卵巣がんの治療で大切なことは2つあります。手術でできる限りの病巣を取り除くことと、効果がある抗がん剤をタイミングよく実施することです。状況によっては、手術の前に抗がん剤治療をして、その後手術を行うことでより安全に、効果的に治療が実施できます。お腹の中に病変が散らばったような進んだ状態の卵巣がんには、大きな手術や強い副作用を伴う抗がん剤治療が必要となり、そのいずれも体に大きな負担がかかります。しかし、合併症を恐れて不完全な手術で病巣が残ったり、副作用を恐れて抗がん剤を減量したりすると、最大の効果を得ることができません。手術や抗がん剤治療のメリット、デメリットの評価を慎重かつ十分に行い、副作用をコントロールしつつ、できるかぎり効果のある化学療法を適切なタイミングで実施することが重要です。このあたりのベストなタイミングを見計らうことは、がん専門医の知識と経験に基づくところが大きいといえます。

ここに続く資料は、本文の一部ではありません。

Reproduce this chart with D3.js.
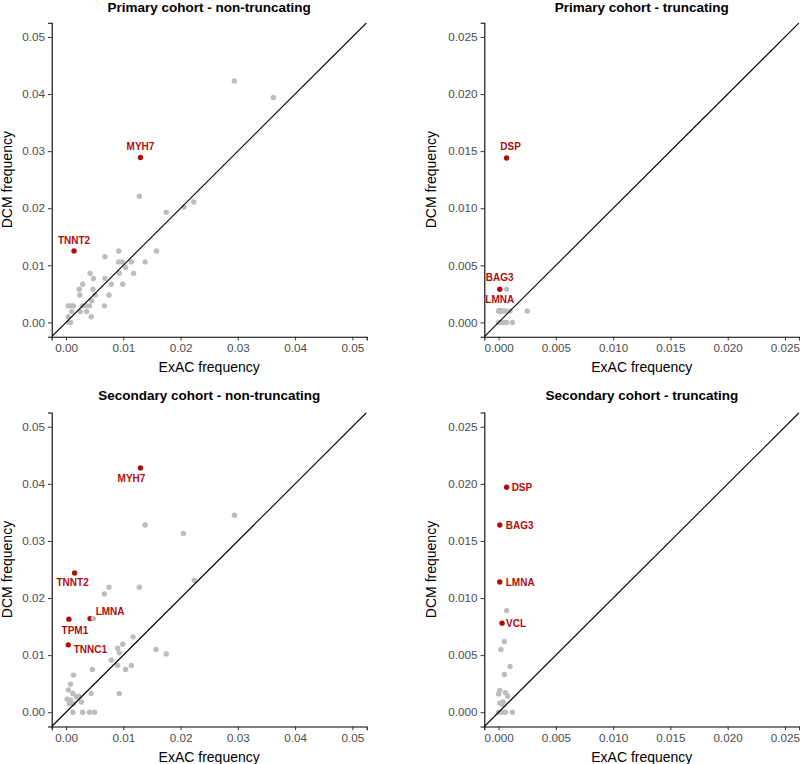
<!DOCTYPE html>
<html><head><meta charset="utf-8">
<script src="https://cdn.jsdelivr.net/npm/d3@7"></script>
<style>body{margin:0;background:#fff}svg{display:block}</style>
</head><body>
<svg id="chart" width="800" height="764"></svg>
<script>
// ---- data ----
const panelTitles = ["Primary cohort - non-truncating", "Primary cohort - truncating",
                     "Secondary cohort - non-truncating", "Secondary cohort - truncating"];
const axisXTitle = "ExAC frequency";
const axisYTitle = "DCM frequency";
const ticksNonTrunc = [0, 0.01, 0.02, 0.03, 0.04, 0.05];
const ticksTrunc = [0, 0.005, 0.01, 0.015, 0.02, 0.025];

// Primary non-truncating
const p1Exac = [0.0294,0.0362,0.0130,0.0128,0.0175,0.0206,0.0223,0.0014,0.0068,0.0092,0.0158,0.0092,0.0098,0.0114,0.0138,0.0104,0.0042,0.0093,0.0118,0.0048,0.0068,0.0029,0.0079,0.0099,0.0023,0.0047,0.0024,0.0051,0.0075,0.0045,0.0004,0.0008,0.0013,0.0029,0.0036,0.0041,0.0067,0.0010,0.0025,0.0036,0.0004,0.0044,0.0005,0.0008];
const p1Dcm  = [0.0423,0.0394,0.0289,0.0221,0.0193,0.0202,0.0211,0.0125,0.0115,0.0125,0.0125,0.0106,0.0106,0.0106,0.0106,0.0096,0.0086,0.0086,0.0086,0.0077,0.0077,0.0067,0.0067,0.0067,0.0058,0.0058,0.0048,0.0048,0.0048,0.0038,0.0029,0.0029,0.0029,0.0029,0.0029,0.0029,0.0029,0.0019,0.0019,0.0019,0.0010,0.0010,0.0000,0.0000];
const p1Gene = ["","","MYH7","","","","","TNNT2","","","","","","","","","","","","","","","","","","","","","","","","","","","","","","","","","","","",""];

// Primary truncating
const p2Exac = [0.0007,0.0001,0.0007,0.0001,0.0000,0.0002,0.0004,0.0006,0.0010,0.0025,0.0000,0.0002,0.0004,0.0007,0.0012];
const p2Dcm  = [0.0144,0.0029,0.0029,0.0010,0.0010,0.0010,0.0010,0.0010,0.0010,0.0010,0.0000,0.0000,0.0000,0.0000,0.0000];
const p2Gene = ["DSP","BAG3","","LMNA","","","","","","","","","","",""];

// Secondary non-truncating
const p3Exac = [0.0130,0.0294,0.0138,0.0205,0.0224,0.0015,0.0075,0.0067,0.0128,0.0042,0.0048,0.0005,0.0004,0.0117,0.0099,0.0090,0.0093,0.0157,0.0175,0.0079,0.0090,0.0114,0.0104,0.0046,0.0013,0.0008,0.0004,0.0012,0.0044,0.0093,0.0002,0.0008,0.0018,0.0023,0.0027,0.0006,0.0013,0.0012,0.0029,0.0041,0.0050];
const p3Dcm  = [0.0428,0.0345,0.0328,0.0313,0.0231,0.0244,0.0219,0.0207,0.0219,0.0164,0.0164,0.0163,0.0118,0.0132,0.0119,0.0112,0.0104,0.0110,0.0102,0.0091,0.0082,0.0082,0.0075,0.0075,0.0065,0.0049,0.0039,0.0033,0.0033,0.0033,0.0023,0.0021,0.0027,0.0028,0.0018,0.0015,0.0015,0.0000,0.0000,0.0000,0.0000];
const p3Gene = ["MYH7","","","","","TNNT2","","","","LMNA","","TPM1","TNNC1","","","","","","","","","","","","","","","","","","","","","","","","","","","",""];

// Secondary truncating
const p4Exac = [0.0007,0.0001,0.0001,0.0007,0.0003,0.0005,0.0002,0.0010,0.0005,0.0001,0.0000,0.0006,0.0008,0.0001,0.0004,0.0003,0.0000,0.0003,0.0006,0.0012];
const p4Dcm  = [0.0197,0.0164,0.0114,0.0089,0.0078,0.0062,0.0055,0.0040,0.0033,0.0019,0.0016,0.0017,0.0014,0.0008,0.0009,0.0007,0.0000,0.0000,0.0000,0.0000];
const p4Gene = ["DSP","BAG3","LMNA","","VCL","","","","","","","","","","","","","","",""];

// ---- label placement (pixel offsets from point; anchor) ----
const labelPlace = {
  "0:MYH7": {dx:0, dy:-7, anchor:"middle"},
  "0:TNNT2": {dx:0, dy:-7, anchor:"middle"},
  "1:DSP": {dx:4, dy:-8, anchor:"middle"},
  "1:BAG3": {dx:0, dy:-8, anchor:"middle"},
  "1:LMNA": {dx:0, dy:-8, anchor:"middle"},
  "2:MYH7": {dx:-9, dy:14, anchor:"middle"},
  "2:TNNT2": {dx:-2, dy:13, anchor:"middle"},
  "2:LMNA": {dx:20, dy:-4, anchor:"middle"},
  "2:TPM1": {dx:6, dy:15, anchor:"middle"},
  "2:TNNC1": {dx:22, dy:8, anchor:"middle"},
  "3:DSP": {dx:5, dy:4, anchor:"start"},
  "3:BAG3": {dx:6, dy:4, anchor:"start"},
  "3:LMNA": {dx:6, dy:4, anchor:"start"},
  "3:VCL": {dx:4, dy:4, anchor:"start"}
};

const panels = [
  {title: panelTitles[0], xs: p1Exac, ys: p1Dcm, genes: p1Gene, ticks: ticksNonTrunc, max: 0.05, fmt: ".2f",
   box: {l: 51.7, t: 22.7, w: 315, h: 314}},
  {title: panelTitles[1], xs: p2Exac, ys: p2Dcm, genes: p2Gene, ticks: ticksTrunc, max: 0.025, fmt: ".3f",
   box: {l: 484.3, t: 22.7, w: 315, h: 314}},
  {title: panelTitles[2], xs: p3Exac, ys: p3Dcm, genes: p3Gene, ticks: ticksNonTrunc, max: 0.05, fmt: ".2f",
   box: {l: 51.7, t: 412.5, w: 315, h: 314}},
  {title: panelTitles[3], xs: p4Exac, ys: p4Dcm, genes: p4Gene, ticks: ticksTrunc, max: 0.025, fmt: ".3f",
   box: {l: 484.3, t: 412.5, w: 315, h: 314}}
];

const RED = "#b00d0d";
const GREY = "#bdbdbd";
const svg = d3.select("#chart");
const FONT = "'Liberation Sans', Arial, sans-serif";

panels.forEach((p, i) => {
  const b = p.box;
  const pad = p.max * 0.05;
  const x = d3.scaleLinear().domain([-pad, p.max + pad]).range([b.l, b.l + b.w]);
  const y = d3.scaleLinear().domain([-pad, p.max + pad]).range([b.t + b.h, b.t]);
  const g = svg.append("g");

  const clipId = "clip" + i;
  svg.append("clipPath").attr("id", clipId).append("rect")
    .attr("x", b.l).attr("y", b.t).attr("width", b.w).attr("height", b.h);

  // points: labelled (red) first, then grey on top
  const pts = p.xs.map((v, k) => ({x: v, y: p.ys[k], gene: p.genes[k]}));
  const red = pts.filter(d => d.gene);
  const grey = pts.filter(d => !d.gene);

  g.append("g").selectAll("circle").data(red).join("circle")
    .attr("cx", d => x(d.x)).attr("cy", d => y(d.y)).attr("r", 2.7).attr("fill", RED);
  g.append("g").selectAll("circle").data(grey).join("circle")
    .attr("cx", d => x(d.x)).attr("cy", d => y(d.y)).attr("r", 2.7).attr("fill", GREY);

  // identity line
  g.append("line").attr("clip-path", `url(#${clipId})`)
    .attr("x1", x(-pad)).attr("y1", y(-pad)).attr("x2", x(p.max + pad)).attr("y2", y(p.max + pad))
    .attr("stroke", "#000").attr("stroke-width", 1.1);

  // labels
  g.append("g").selectAll("text").data(red).join("text")
    .attr("x", d => x(d.x) + labelPlace[i + ":" + d.gene].dx)
    .attr("y", d => y(d.y) + labelPlace[i + ":" + d.gene].dy)
    .attr("text-anchor", d => labelPlace[i + ":" + d.gene].anchor)
    .attr("font-family", FONT).attr("font-weight", "bold").attr("font-size", 10)
    .attr("fill", RED).text(d => d.gene);

  // axes
  const fmt = d3.format(p.fmt);
  const xAxis = g.append("g").attr("transform", `translate(0,${b.t + b.h})`)
    .call(d3.axisBottom(x).tickValues(p.ticks).tickFormat(fmt).tickSize(3.7).tickPadding(3));
  const yAxis = g.append("g").attr("transform", `translate(${b.l},0)`)
    .call(d3.axisLeft(y).tickValues(p.ticks).tickFormat(fmt).tickSize(3.7).tickPadding(3));
  [xAxis, yAxis].forEach(a => {
    a.select(".domain").attr("stroke", "#000").attr("stroke-width", 1.1);
    a.selectAll(".tick line").attr("stroke", "#333").attr("stroke-width", 1);
    a.selectAll(".tick text").attr("fill", "#4d4d4d").attr("font-size", 11.7).attr("font-family", FONT);
  });

  // titles
  g.append("text").attr("x", b.l + b.w / 2).attr("y", Math.max(b.t - 12.5, 12))
    .attr("text-anchor", "middle").attr("font-family", FONT).attr("font-weight", "bold")
    .attr("font-size", 13.5).attr("fill", "#000").text(p.title);
  g.append("text").attr("x", b.l + b.w / 2).attr("y", b.t + b.h + 35)
    .attr("text-anchor", "middle").attr("font-family", FONT)
    .attr("font-size", 14).attr("fill", "#000").text(axisXTitle);
  const yOff = i % 2 === 0 ? 40 : 48;
  g.append("text")
    .attr("transform", `translate(${b.l - yOff},${b.t + b.h / 2}) rotate(-90)`)
    .attr("text-anchor", "middle").attr("font-family", FONT)
    .attr("font-size", 14).attr("fill", "#000").text(axisYTitle);
});
</script>
</body></html>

卵巣がんが再発した場合、治る可能性は低くなります。最初の治療を適切に行うことが大事です。

再発卵巣がんに対する最新治療の試み

進行した状態で見つかった卵巣がんの治療は、初回の治療がうまくいったとしても、現状ではその半数以上は再発します。ある状況では手術が有効ですが、多くは手術で病変を取り除くことが困難な状況で、治療の中心は抗がん剤となります。最近は、再発卵巣がんに効果のある薬剤が複数使用可能な状況になってきました。これら薬剤の使用は、患者さんの病状と副作用などの状況に合わせて工夫する必要があります。

現在、標準治療が実施できる最良の治療法ですが、それでもその治療効果はまだまだ満足できるものではありません。当院では、効果のある新しい治療法の開発に積極的にかかわり、臨床試験や治験の情報提供、実施をしています。これらの治療法の多くは、数年後の標準治療となります。

これからの卵巣がん治療

最近のゲノム医療の進歩により、卵巣がんの原因となる遺伝子が分かる状況になってきました。

今後は原因となる遺伝子に効く薬が標準治療として投与されるような状況になりますが、それにはもうしばらく時間がかかりそうです。当院では、そうした薬剤を使用できる治験を積極的に導入しています。

また特定の遺伝子については、卵巣がんや乳がんになりやすい体質が受け継がれることも分かってきました。家族性乳がん卵巣がん症候群(HBOC)です。HBOCの方は必ず卵巣がんや乳がんになるわけではありませんが、自分ががんを発症する確率が高いと意識して、予防などの対処をすることは重要です。最近ではHBOCの卵巣がん患者さんに有効な新薬の開発も進んできていますが、当院では治療のみならず、全国に先駆けて発症前に経過を見ていく専門の外来を開設したり、ハリウッド女優が受けて有名となった予防的な手術(卵巣卵管切除)なども実践しており、さまざまな選択肢で対応しています。